5. On 1906-07 (“Of course poems are not the only…”), Fish moves on to an exploration of what allows a good deal of consensus regarding how to interpret words, gestures, and so forth. What inferences does he make from the way his own class participants responded to one Mr. Newlin’s vigorous hand-waving during a lecture, and from sociologist Harvey Sacks’ point about the paired sentences, “The baby cried. The mommy picked it up” (1906)? In particular, how do these examples both speak to what Harvey Sacks calls “the fine power of a culture” (1906)?

6. On 1907-09 (“Indeed, these categories are the…”), how does Fish try to convince his hearers that they should be confident about the daily work of interpretation that goes on in college literature classrooms? He has already said much about the power of culture to provide “a structure of interests and understood goals” (1906) and to establish “categories” (1907) that govern how we perceive things, how we derive the meaning of our experiences, and how we define and interpret literature. Taken together, how do these assertions allow Fish to discount the anxieties of critics like E. D. Hirsch and Meyer H. Abrams about “solipsism” (1907) and interpretive irresponsibility in the absence of any bedrock external authority that might ratify meaning? In what sense is the rigid distinction between “subject” and object” (1908), according to Fish, responsible for such anxieties, and for the arguments over how literature should be taught?

7. General question: Stanley Fish’s rhetoric in Is There a Text in This Class? reads as if it were patterned after Oxford don Walter Pater’s controversial 1873 “Conclusion” to Studies in the History of the Renaissance (Leitch 716-19). There is no need to suppose that Fish is endorsing the literary impressionism or aestheticist “hedonism” of Oscar Wilde’s onetime professor, but what points of contact can you find between these two critics regarding the power of culture to shape our perceptions and inform our understanding of works of art? Is Pater’s seemingly solipsistic individual really operating in a walled-off void, or is there more to his argument than that? Finally, in what ways do you suppose Pater and Fish would disagree about the source and value of interpretation?

8. General question: To what extent is Stanley Fish, in Is There a Text in This Class? (1980), simply adapting a point made long ago by structural linguist Ferdinand de Saussure in that author’s Course in General Linguistics (Leitch 820-40)? De Saussure had, after all, posited that the differential operations of the transpersonal/transsubjective system we call “language” (langue in French) account for the effect we call “meaning,” not some almost mystical connection between words and “things themselves.” Is what Fish asserts about literary interpretation perhaps based on this structuralist insight? Explain.
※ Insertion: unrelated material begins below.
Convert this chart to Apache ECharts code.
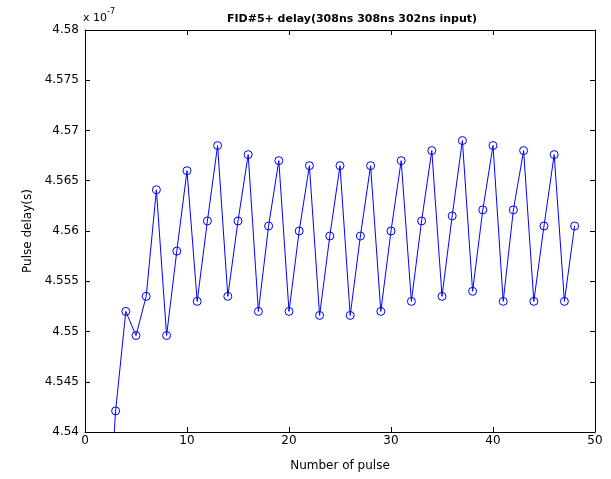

9. General question: Stanley Fish, in Is There a Text in This Class? (1980), no doubt writes not only against objectivist critics like Meyer Abrams and E. D. Hirsch, but also against fears generated by deconstruction, which became a power in the American academy not long after Jacques Derrida’s influential criticism of structuralism in his 1966 Johns Hopkins conference paper, “Structure, Sign, and Play in the Discourse of the Human Sciences.” Do you believe Fish’s notion of “interpretive communities” makes a convincing enough argument to allay the “unmoored” feeling generated by such powerful currents in academic life and study? Why or why not? Do you think that the general public would feel reassured by Fish’s claims, or lump them together with more radical-sounding arguments? Explain. Finally, what criticisms, if any, would you offer of Fish’s claims, and why so?

Edition: Leitch, Vincent B. et al., eds. The Norton Anthology of Theory and Criticism. 3rd ed. New York and London: W. W. Norton & Company, 2018. ISBN-13: 978-0-393-60295-1.